La Cour invite la juridiction de renvoi à examiner si la brièveté du délai de deux mois, bien que non déraisonnable en soi, ne rend pas excessivement difficile l’exercice du droit à l’indemnisation. Elle lui demande de vérifier que cette brièveté « est justifiée par des raisons impérieuses liées au principe de sécurité juridique, notamment le bon fonctionnement de l’institution de garantie ». Il s’agit là d’un contrôle de proportionnalité concret, qui doit tenir compte de la nature de la créance, d’une importance particulière pour le travailleur. La Cour nuance également l’appréciation en prenant en compte l’existence d’une clause dérogatoire en droit allemand, tout en avertissant les autorités nationales contre une application d’une « rigueur excessive » de celle-ci, notamment dans l’évaluation de la diligence du travailleur.
B. La primauté du droit communautaire et le rôle du juge national
En répondant à la troisième question, la Cour livre la conséquence ultime de son raisonnement et réaffirme la portée du principe de primauté. Si, à l’issue de son contrôle, le juge national conclut à l’incompatibilité de la disposition nationale avec le principe d’effectivité, et si aucune interprétation conforme n’est possible, il a l’obligation de laisser cette disposition inappliquée. La Cour énonce clairement que « la juridiction nationale doit, si elle constate que la disposition nationale qui prévoit le délai de forclusion n’est pas conforme aux exigences du droit communautaire […], refuser d’appliquer celle-ci ».
Cet arrêt illustre ainsi parfaitement la fonction du juge national en tant que juge de droit commun du droit communautaire.

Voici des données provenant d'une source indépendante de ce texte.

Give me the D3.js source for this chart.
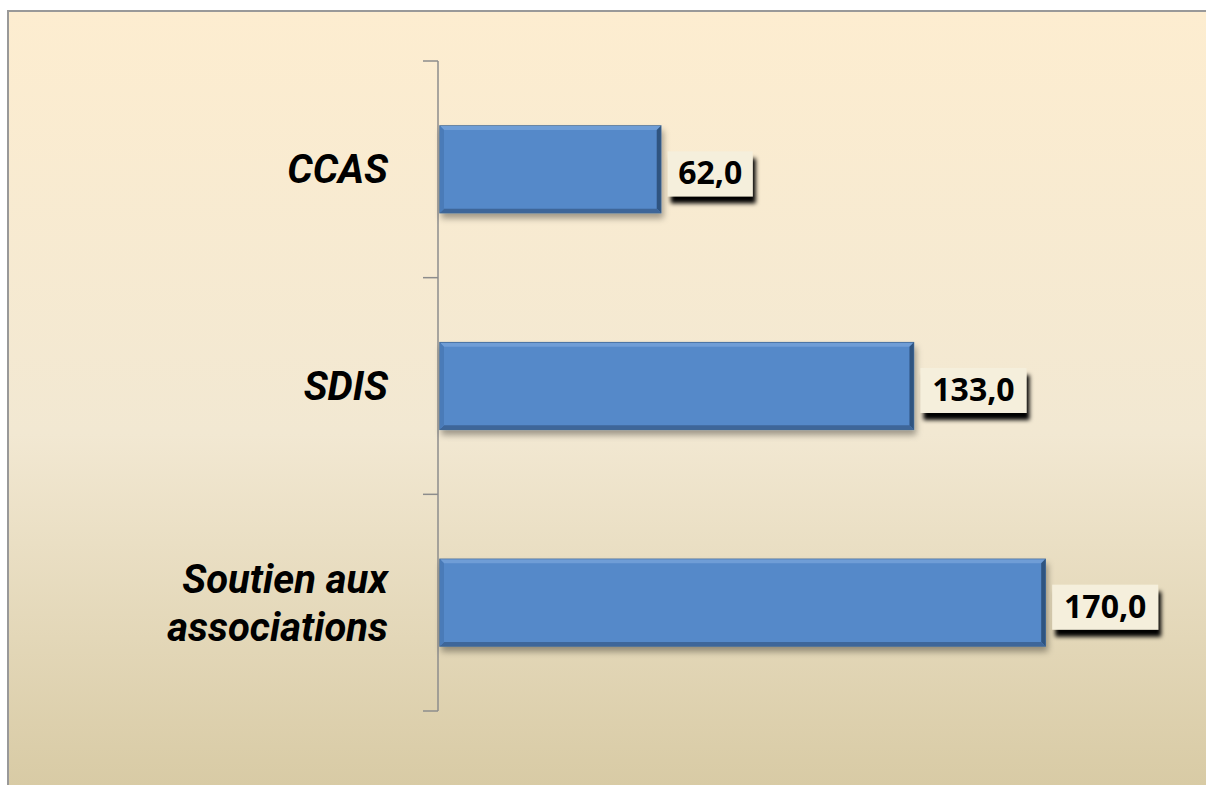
<!DOCTYPE html>
<html>
<head>
<meta charset="utf-8">
<script src="https://cdn.jsdelivr.net/npm/d3@7"></script>
<style>
  body { margin: 0; background: #fff; overflow: hidden; }
  svg { display: block; }
</style>
</head>
<body>
<div id="chart"></div>
<script>
// data
var categories = ["CCAS", "SDIS", "Soutien aux associations"];
var values = [62.0, 133.0, 170.0];
var labelLines = [["CCAS"], ["SDIS"], ["Soutien aux", "associations"]];

var W = 1206, H = 785;
var margin = { top: 61, left: 438, right: 46, bottom: 74 };

var svg = d3.select("#chart").append("svg")
    .attr("width", W)
    .attr("height", H);

var defs = svg.append("defs");

// background gradient
var bg = defs.append("linearGradient")
    .attr("id", "bg").attr("x1", 0).attr("y1", 0).attr("x2", 0).attr("y2", 1);
bg.append("stop").attr("offset", "0%").attr("stop-color", "#fdedd0");
bg.append("stop").attr("offset", "50%").attr("stop-color", "#f2e8d2");
bg.append("stop").attr("offset", "100%").attr("stop-color", "#d3c59c");

// bar shadow
var sh = defs.append("filter").attr("id", "barShadow")
    .attr("x", "-5%").attr("y", "-20%").attr("width", "115%").attr("height", "150%");
sh.append("feDropShadow").attr("dx", 2).attr("dy", 5).attr("stdDeviation", 3)
    .attr("flood-color", "#000").attr("flood-opacity", 0.35);

// label shadow
var lsh = defs.append("filter").attr("id", "lblShadow")
    .attr("x", "-10%").attr("y", "-20%").attr("width", "130%").attr("height", "170%");
lsh.append("feDropShadow").attr("dx", 3).attr("dy", 7).attr("stdDeviation", 2)
    .attr("flood-color", "#000").attr("flood-opacity", 1);

// frame
svg.append("rect")
    .attr("x", 8).attr("y", 11)
    .attr("width", W + 60).attr("height", H + 60)
    .attr("fill", "url(#bg)")
    .attr("stroke", "#999").attr("stroke-width", 2);

// scales
var x = d3.scaleLinear().domain([0, 200]).range([margin.left, 1150]);
var y = d3.scaleBand().domain(categories)
    .range([margin.top, H - margin.bottom])
    .paddingInner(0.6).paddingOuter(0.3);

// axis with ticks at band boundaries
var bounds = d3.range(categories.length + 1).map(function(i) {
    return y.range()[0] + i * (y.range()[1] - y.range()[0]) / categories.length;
});
var axis = svg.append("g").attr("class", "axis");
axis.append("line")
    .attr("x1", margin.left).attr("x2", margin.left)
    .attr("y1", bounds[0]).attr("y2", bounds[bounds.length - 1])
    .attr("stroke", "#8c8c8c").attr("stroke-width", 1.5);
axis.selectAll(".tick").data(bounds).enter().append("line")
    .attr("x1", margin.left - 15).attr("x2", margin.left)
    .attr("y1", function(d) { return d; }).attr("y2", function(d) { return d; })
    .attr("stroke", "#8c8c8c").attr("stroke-width", 1.5);

// category labels
var catLbl = svg.append("g");
categories.forEach(function(c, i) {
    var lines = labelLines[i];
    var cy = y(c) + y.bandwidth() / 2;
    var lh = 48;
    lines.forEach(function(l, j) {
        catLbl.append("text")
            .attr("x", 388)
            .attr("y", cy + 14 + (j - (lines.length - 1) / 2) * lh)
            .attr("text-anchor", "end")
            .attr("font-family", "Roboto, sans-serif")
            .attr("font-weight", "bold")
            .attr("font-style", "italic")
            .attr("font-size", 40)
            .attr("fill", "#000")
            .text(l);
    });
});

// bars
var bars = svg.selectAll(".bar").data(values).enter().append("g")
    .attr("class", "bar");
var bev = 4;
bars.append("rect")
    .attr("x", x(0) + 2)
    .attr("y", function(d, i) { return y(categories[i]); })
    .attr("width", function(d) { return x(d) - x(0); })
    .attr("height", y.bandwidth())
    .attr("fill", "#5589c9")
    .attr("stroke", "#3f6796")
    .attr("stroke-width", 1.5)
    .attr("filter", "url(#barShadow)");
// top bevel (light)
bars.append("path")
    .attr("d", function(d, i) {
        var x0 = x(0) + 2, x1 = x(d) + 2, y0 = y(categories[i]);
        return "M" + x0 + "," + y0 + "L" + x1 + "," + y0 + "L" + (x1 - bev) + "," + (y0 + bev) +
            "L" + (x0 + bev) + "," + (y0 + bev) + "Z";
    })
    .attr("fill", "#6f9dd6");
// right bevel (dark)
bars.append("path")
    .attr("d", function(d, i) {
        var x1 = x(d) + 2, y0 = y(categories[i]), y1 = y0 + y.bandwidth();
        return "M" + x1 + "," + y0 + "L" + x1 + "," + y1 + "L" + (x1 - bev) + "," + (y1 - bev) +
            "L" + (x1 - bev) + "," + (y0 + bev) + "Z";
    })
    .attr("fill", "#2f5480");
// bottom bevel (dark)
bars.append("path")
    .attr("d", function(d, i) {
        var x0 = x(0) + 2, x1 = x(d) + 2, y1 = y(categories[i]) + y.bandwidth();
        return "M" + x0 + "," + y1 + "L" + x1 + "," + y1 + "L" + (x1 - bev) + "," + (y1 - bev) +
            "L" + (x0 + bev) + "," + (y1 - bev) + "Z";
    })
    .attr("fill", "#3e6699");
// left bevel
bars.append("path")
    .attr("d", function(d, i) {
        var x0 = x(0) + 2, y0 = y(categories[i]), y1 = y0 + y.bandwidth();
        return "M" + x0 + "," + y0 + "L" + (x0 + bev) + "," + (y0 + bev) + "L" + (x0 + bev) + "," + (y1 - bev) +
            "L" + x0 + "," + y1 + "Z";
    })
    .attr("fill", "#4a7bb8");

// value labels
var fmt = function(v) { return d3.format(".1f")(v).replace(".", ","); };
var boxW = function(d) { return fmt(d).length * 21 + 1; };
var lbls = svg.selectAll(".vlbl").data(values).enter().append("g")
    .attr("class", "vlbl")
    .attr("transform", function(d, i) {
        return "translate(" + (x(d) + 9) + "," + (y(categories[i]) + y.bandwidth() / 2) + ")";
    });
lbls.append("rect")
    .attr("x", 0)
    .attr("y", -18)
    .attr("width", boxW)
    .attr("height", 45)
    .attr("fill", "#f5efdc")
    .attr("filter", "url(#lblShadow)");
lbls.append("text")
    .attr("x", function(d) { return boxW(d) / 2; })
    .attr("y", 15)
    .attr("text-anchor", "middle")
    .attr("font-family", "'Open Sans', sans-serif")
    .attr("font-weight", "bold")
    .attr("font-size", 32)
    .attr("fill", "#000")
    .text(fmt);
</script>
</body>
</html>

Il n’appartient pas à la Cour de justice de se substituer au juge national pour apprécier la validité d’une norme interne, mais de lui fournir une grille d’analyse et les outils conceptuels nécessaires. En confiant au juge national le soin de mener le contrôle de proportionnalité et, le cas échéant, d’écarter la loi nationale, la Cour garantit l’effet utile des droits conférés par les directives et assure leur pleine effectivité au sein des ordres juridiques nationaux.